Michael Mentele

software

Mental Models: The Dom

The DOM is an idea… not a thing

When I first learned about the DOM I was confused about how it was referred to as a ‘thing’ that could be accessed (false) and as a way of representing things (true).

The keyword is ‘model’ AKA representation. The DOM is a blueprint but often it is used to refer to the object tree that is the result of parsing markup. So, I thought I’d share this distinction.

What is the DOM?

The DOM is a way of representing a HTML document as a collection of nodes where each node is an object. This collection is organized into a tree based on how the HTML elements were nested. Everything is a node in the DOM. Each node contains, as properties, it’s parent, siblings, and children nodes (among other properties and methods).

It is important to note that the DOM is language agnostic. That is, it is a convention, with which any programming language can generate a tree of nodes that represents some mark up. Most commonly this is done with Javascript.

What Does it Look Like Really?

When we read about the DOM we typically see something like this:

This image is not what we are interacting with. When the HTML is parsed it creates a global object we refer to as the window (AKA context) for Javascript that lives in the browser. By default all other JS objects will delegate to the window as their prototype. You could say that all other objects extend this global object.

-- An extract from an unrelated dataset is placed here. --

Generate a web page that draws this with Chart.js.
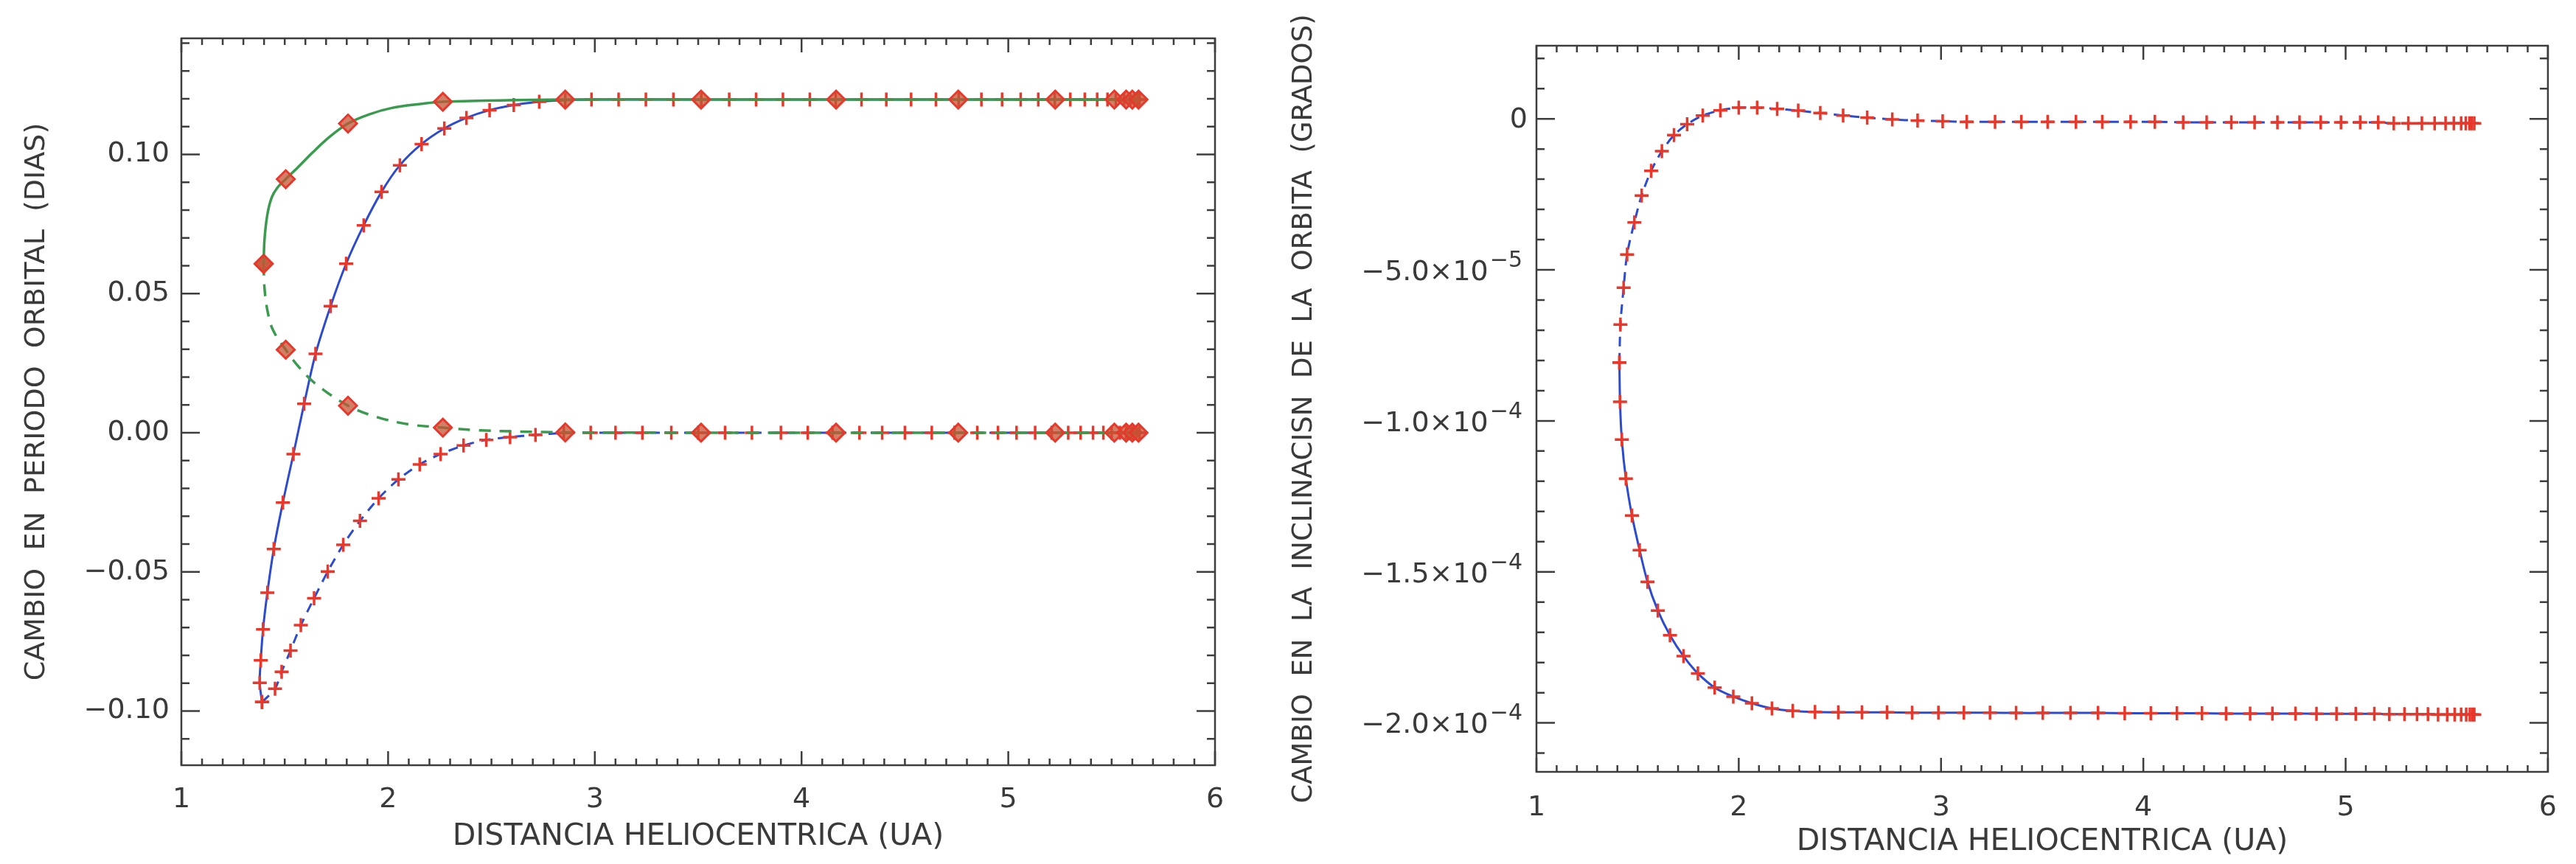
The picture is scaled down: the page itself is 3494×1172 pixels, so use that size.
<!DOCTYPE html>
<html>
<head>
<meta charset="utf-8">
<script src="https://cdn.jsdelivr.net/npm/chart.js@4.4.1/dist/chart.umd.min.js"></script>
<style>
  html, body { margin: 0; padding: 0; background: #fff; }
  body { width: 3494px; height: 1172px; position: relative; overflow: hidden; }
  canvas { position: absolute; top: 0; }
  #periodoChart { left: 0; }
  #inclChart { left: 1700px; }
</style>
</head>
<body>
<canvas id="periodoChart" width="1700" height="1172"></canvas>
<canvas id="inclChart" width="1794" height="1172"></canvas>
<script>
// ---- datos ----
var distTicks = [1, 2, 3, 4, 5, 6];
var periodoTicks = [-0.10, -0.05, 0.00, 0.05, 0.10];
var inclTicks = [-2.0e-4, -1.5e-4, -1.0e-4, -5.0e-5, 0];

// periodo: curva azul continua
var periodoSolX = [1.390, 1.379, 1.384, 1.395, 1.416, 1.447, 1.491, 1.542, 1.594, 1.649, 1.722, 1.797, 1.882, 1.968, 2.057, 2.162, 2.272, 2.379, 2.491, 2.608, 2.731, 2.857, 2.984, 3.115, 3.247, 3.380, 3.515, 3.650, 3.780, 3.910, 4.040, 4.165, 4.290, 4.410, 4.530, 4.650, 4.760, 4.870, 4.970, 5.060, 5.145, 5.225, 5.300, 5.370, 5.430, 5.480, 5.520, 5.560, 5.590, 5.610, 5.625, 5.635];
var periodoSolY = [-0.0968, -0.0899, -0.0818, -0.0707, -0.0575, -0.0418, -0.0251, -0.0077, 0.0104, 0.0283, 0.0455, 0.0607, 0.0745, 0.0865, 0.0961, 0.1037, 0.1093, 0.1131, 0.1159, 0.1177, 0.1189, 0.1195, 0.1197, 0.1197, 0.1197, 0.1197, 0.1197, 0.1197, 0.1197, 0.1197, 0.1197, 0.1197, 0.1197, 0.1197, 0.1197, 0.1197, 0.1197, 0.1197, 0.1197, 0.1197, 0.1197, 0.1197, 0.1197, 0.1197, 0.1197, 0.1197, 0.1197, 0.1197, 0.1197, 0.1197, 0.1197, 0.1197];

// periodo: curva azul discontinua
var periodoDisX = [1.390, 1.453, 1.485, 1.528, 1.578, 1.642, 1.708, 1.783, 1.864, 1.954, 2.050, 2.153, 2.254, 2.365, 2.475, 2.590, 2.713, 2.850, 2.980, 3.100, 3.230, 3.370, 3.500, 3.630, 3.760, 3.900, 4.030, 4.150, 4.280, 4.390, 4.500, 4.630, 4.740, 4.850, 4.950, 5.040, 5.130, 5.210, 5.290, 5.350, 5.410, 5.460, 5.500, 5.540, 5.570, 5.600, 5.620, 5.635];
var periodoDisY = [-0.0968, -0.0920, -0.0859, -0.0783, -0.0692, -0.0595, -0.0499, -0.0403, -0.0317, -0.0236, -0.0168, -0.0114, -0.0077, -0.0046, -0.0026, -0.0016, -0.0008, -0.0001, 0, 0, 0, 0, 0, 0, 0, 0, 0, 0, 0, 0, 0, 0, 0, 0, 0, 0, 0, 0, 0, 0, 0, 0, 0, 0, 0, 0, 0, 0];

// periodo: curvas verdes (rombos en diamanteX)
var verdeSupX = [1.398, 1.402, 1.416, 1.437, 1.464, 1.505, 1.567, 1.635, 1.717, 1.806, 1.909, 2.019, 2.156, 2.265, 2.857, 3.514, 4.167, 4.758, 5.227, 5.513, 5.570, 5.600, 5.630];
var verdeSupY = [0.0607, 0.0693, 0.0784, 0.0845, 0.0880, 0.0911, 0.0956, 0.1007, 0.1063, 0.1111, 0.1144, 0.1167, 0.1181, 0.1189, 0.1197, 0.1197, 0.1197, 0.1197, 0.1197, 0.1197, 0.1197, 0.1197, 0.1197];
var verdeInfX = [1.398, 1.402, 1.416, 1.443, 1.505, 1.567, 1.649, 1.806, 1.950, 2.101, 2.265, 2.429, 2.635, 2.857, 3.514, 4.167, 4.758, 5.227, 5.513, 5.570, 5.600, 5.630];
var verdeInfY = [0.0607, 0.0521, 0.0440, 0.0369, 0.0298, 0.0237, 0.0176, 0.0097, 0.0055, 0.0030, 0.0018, 0.0009, 0.0004, 0.0001, 0, 0, 0, 0, 0, 0, 0, 0];
var diamanteX = [1.398, 1.505, 1.806, 2.265, 2.857, 3.514, 4.167, 4.758, 5.227, 5.513, 5.570, 5.600, 5.630];

// inclinacion: rama superior (discontinua) y rama inferior (continua)
var inclSupX = [1.410, 1.415, 1.431, 1.448, 1.484, 1.520, 1.567, 1.620, 1.680, 1.745, 1.822, 1.909, 2.000, 2.091, 2.190, 2.294, 2.403, 2.516, 2.635, 2.759, 2.884, 3.008, 3.127, 3.267, 3.397, 3.527, 3.667, 3.797, 3.937, 4.057, 4.197, 4.313, 4.435, 4.550, 4.663, 4.772, 4.877, 4.977, 5.072, 5.161, 5.238, 5.310, 5.377, 5.440, 5.494, 5.535, 5.571, 5.594, 5.612, 5.624, 5.636];
var inclSupY = [-8.07e-5, -6.81e-5, -5.59e-5, -4.49e-5, -3.43e-5, -2.54e-5, -1.72e-5, -1.07e-5, -5.4e-6, -1.8e-6, 1.1e-6, 2.8e-6, 3.7e-6, 3.7e-6, 3.3e-6, 2.7e-6, 1.9e-6, 1.1e-6, 4e-7, -2e-7, -6e-7, -8e-7, -1.0e-6, -1.0e-6, -1.0e-6, -1.0e-6, -1.0e-6, -1.0e-6, -1.0e-6, -1.0e-6, -1.2e-6, -1.2e-6, -1.2e-6, -1.2e-6, -1.2e-6, -1.2e-6, -1.2e-6, -1.2e-6, -1.2e-6, -1.2e-6, -1.5e-6, -1.5e-6, -1.5e-6, -1.5e-6, -1.5e-6, -1.5e-6, -1.5e-6, -1.5e-6, -1.5e-6, -1.5e-6, -1.5e-6];
var inclInfX = [1.410, 1.413, 1.422, 1.442, 1.472, 1.510, 1.549, 1.600, 1.660, 1.727, 1.798, 1.881, 1.973, 2.065, 2.164, 2.267, 2.377, 2.492, 2.609, 2.733, 2.857, 2.987, 3.113, 3.242, 3.371, 3.503, 3.640, 3.776, 3.908, 4.037, 4.166, 4.290, 4.409, 4.528, 4.638, 4.752, 4.856, 4.955, 5.050, 5.142, 5.216, 5.291, 5.353, 5.407, 5.457, 5.502, 5.539, 5.571, 5.596, 5.614, 5.626, 5.636];
var inclInfY = [-8.07e-5, -9.37e-5, -1.062e-4, -1.191e-4, -1.313e-4, -1.428e-4, -1.533e-4, -1.628e-4, -1.710e-4, -1.779e-4, -1.836e-4, -1.883e-4, -1.913e-4, -1.935e-4, -1.952e-4, -1.960e-4, -1.964e-4, -1.965e-4, -1.965e-4, -1.965e-4, -1.966e-4, -1.966e-4, -1.966e-4, -1.966e-4, -1.967e-4, -1.967e-4, -1.967e-4, -1.967e-4, -1.968e-4, -1.968e-4, -1.968e-4, -1.968e-4, -1.969e-4, -1.969e-4, -1.969e-4, -1.969e-4, -1.970e-4, -1.970e-4, -1.970e-4, -1.970e-4, -1.971e-4, -1.971e-4, -1.971e-4, -1.971e-4, -1.972e-4, -1.972e-4, -1.972e-4, -1.972e-4, -1.972e-4, -1.972e-4, -1.972e-4, -1.972e-4];

// ---- estilo ----
var TXT = '#3a3a3a';
var AZUL = '#2c4bd1';
var VERDE = '#3a9a4e';
var ROJO = '#e8382c';
var FAMILIA = 'DejaVu Sans';
var fuenteTick = { family: FAMILIA, size: 38 };
var fuenteTituloX = { family: FAMILIA, size: 41 };

function pares(xs, ys) {
    return xs.map(function (x, i) { return { x: x, y: ys[i] }; });
}

// marco con marcas hacia dentro en los cuatro lados
var marco = {
    id: 'marco',
    afterDatasetsDraw: function (chart, args, opts) {
        var ctx = chart.ctx, a = chart.chartArea;
        var sx = chart.scales.x, sy = chart.scales.y;
        ctx.save();
        ctx.strokeStyle = '#3d3d3d';
        ctx.lineWidth = 2.5;
        ctx.strokeRect(a.left, a.top, a.right - a.left, a.bottom - a.top);
        ctx.beginPath();
        function valores(scale, step) {
            var out = [];
            for (var k = Math.ceil(scale.min / step - 1e-6); k * step <= scale.max + step * 1e-6; k++) out.push(k * step);
            return out;
        }
        function esMayor(scale, v, step) {
            return scale.ticks.some(function (t) { return Math.abs(t.value - v) < step / 10; });
        }
        valores(sx, opts.xMinor).forEach(function (v) {
            var px = sx.getPixelForValue(v);
            var len = esMayor(sx, v, opts.xMinor) ? 19 : 9;
            ctx.moveTo(px, a.bottom); ctx.lineTo(px, a.bottom - len);
            ctx.moveTo(px, a.top); ctx.lineTo(px, a.top + len);
        });
        valores(sy, opts.yMinor).forEach(function (v) {
            var py = sy.getPixelForValue(v);
            var len = esMayor(sy, v, opts.yMinor) ? 25 : 11;
            ctx.moveTo(a.left, py); ctx.lineTo(a.left + len, py);
            ctx.moveTo(a.right, py); ctx.lineTo(a.right - len, py);
        });
        ctx.stroke();
        ctx.restore();
    }
};

// etiquetas del eje y en notacion cientifica con exponente elevado
var etiquetasExp = {
    id: 'etiquetasExp',
    afterDraw: function (chart) {
        var ctx = chart.ctx, a = chart.chartArea, sy = chart.scales.y;
        ctx.save();
        ctx.fillStyle = TXT;
        ctx.textBaseline = 'middle';
        sy.ticks.forEach(function (t) {
            var py = sy.getPixelForValue(t.value);
            var v = t.value;
            if (Math.abs(v) < 1e-12) {
                ctx.font = '38px "' + FAMILIA + '"';
                ctx.textAlign = 'right';
                ctx.fillText('0', a.left - 12, py + 2);
                return;
            }
            var parts = v.toExponential(1).split('e');
            var mant = parts[0].replace('-', '\u2212') + '\u00D710';
            var exp = String(Number(parts[1])).replace('-', '\u2212');
            var xr = a.left - 19;
            ctx.font = '30px "' + FAMILIA + '"';
            ctx.textAlign = 'right';
            ctx.fillText(exp, xr, py - 12);
            var ew = ctx.measureText(exp).width;
            ctx.font = '38px "' + FAMILIA + '"';
            ctx.fillText(mant, xr - ew - 2, py + 4);
        });
        ctx.restore();
    }
};

function ejeX(altura, pad) {
    return {
        type: 'linear', min: 1, max: 6,
        afterBuildTicks: function (s) { s.ticks = distTicks.map(function (v) { return { value: v }; }); },
        afterFit: function (s) { s.height = altura; },
        grid: { display: false, drawTicks: false },
        border: { display: false },
        ticks: { font: fuenteTick, color: TXT, padding: pad, maxRotation: 0, autoSkip: false },
        title: { display: true, text: 'DISTANCIA HELIOCENTRICA (UA)', font: fuenteTituloX, color: TXT, padding: 0 }
    };
}

function lineaCruces(xs, ys, dash, orden) {
    return {
        data: pares(xs, ys),
        showLine: true,
        borderColor: AZUL,
        borderWidth: 3,
        borderDash: dash,
        tension: 0.3,
        pointStyle: 'cross',
        pointRadius: 9.5,
        pointBorderWidth: 3.5,
        pointBorderColor: ROJO,
        pointBackgroundColor: ROJO,
        order: orden
    };
}

function lineaVerde(xs, ys, dash) {
    return {
        data: pares(xs, ys),
        showLine: true,
        borderColor: VERDE,
        borderWidth: 3.5,
        borderDash: dash,
        tension: 0.35,
        pointStyle: 'rectRot',
        pointRadius: function (c) { return c.raw && diamanteX.indexOf(c.raw.x) >= 0 ? 12 : 0; },
        pointBorderWidth: 3,
        pointBorderColor: ROJO,
        pointBackgroundColor: 'rgba(196, 84, 52, 0.75)',
        order: 1
    };
}

var comunes = {
    responsive: false,
    animation: false,
    events: [],
    plugins: { legend: { display: false }, tooltip: { enabled: false } }
};

new Chart(document.getElementById('periodoChart'), {
    type: 'scatter',
    data: {
        datasets: [
            lineaCruces(periodoSolX, periodoSolY, [], 3),
            lineaCruces(periodoDisX, periodoDisY, [13, 10], 3),
            lineaVerde(verdeSupX, verdeSupY, []),
            lineaVerde(verdeInfX, verdeInfY, [16, 12])
        ]
    },
    options: Object.assign({}, comunes, {
        layout: { padding: { left: 27, right: 52, top: 52, bottom: 12 } },
        plugins: Object.assign({}, comunes.plugins, { marco: { xMinor: 0.1, yMinor: 0.01 } }),
        scales: {
            x: ejeX(122, 24),
            y: {
                type: 'linear', min: -0.1195, max: 0.1417,
                afterBuildTicks: function (s) { s.ticks = periodoTicks.map(function (v) { return { value: v }; }); },
                afterFit: function (s) { s.width = 219; },
                grid: { display: false, drawTicks: false },
                border: { display: false },
                ticks: {
                    font: fuenteTick, color: TXT, padding: 16,
                    callback: function (v) { return (v < 0 ? '\u2212' : '') + Math.abs(v).toFixed(2); }
                },
                title: { display: true, text: 'CAMBIO  EN  PERIODO  ORBITAL  (DIAS)', font: { family: FAMILIA, size: 38 }, color: TXT, padding: 0 }
            }
        }
    }),
    plugins: [marco]
});

new Chart(document.getElementById('inclChart'), {
    type: 'scatter',
    data: {
        datasets: [
            lineaCruces(inclSupX, inclSupY, [13, 9], 2),
            lineaCruces(inclInfX, inclInfY, [], 2)
        ]
    },
    options: Object.assign({}, comunes, {
        layout: { padding: { left: 47, right: 5, top: 62, bottom: 5 } },
        plugins: Object.assign({}, comunes.plugins, { marco: { xMinor: 0.1, yMinor: 1e-5 } }),
        scales: {
            x: ejeX(120, 26),
            y: {
                type: 'linear', min: -2.162e-4, max: 2.42e-5,
                afterBuildTicks: function (s) { s.ticks = inclTicks.map(function (v) { return { value: v }; }); },
                afterFit: function (s) { s.width = 337; },
                grid: { display: false, drawTicks: false },
                border: { display: false },
                ticks: { display: false },
                title: { display: true, text: 'CAMBIO  EN  LA  INCLINACISN  DE  LA  ORBITA  (GRADOS)', font: { family: FAMILIA, size: 37 }, color: TXT, padding: 0 }
            }
        }
    }),
    plugins: [marco, etiquetasExp]
});
</script>
</body>
</html>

Okay, so what does the thing we interact with actually look like? Just a bunch of objects. In JS it would look something like:

// our page content
var body = { children: [h1, articl, div] };

// meta information and links
var head = { children: [link, script] };

// contains the html
var im_like_the_html = { children: [head, body] };

// contains the html and a bunch of methods
var im_like_the_document = { children: [html] };

// global object
var im_like_the_window = { children: [document] };

Of course each object would have many more methods and many more attributes (and probably extend a node object) but you get the idea. The document is really just some HTML parsed into a series of objects that you can use JS (and libraries like jQuery) to perform operations on.

It’s simple, but if you’re like me, it’s easy to overthink and overcomplicate what is going on behind the scenes.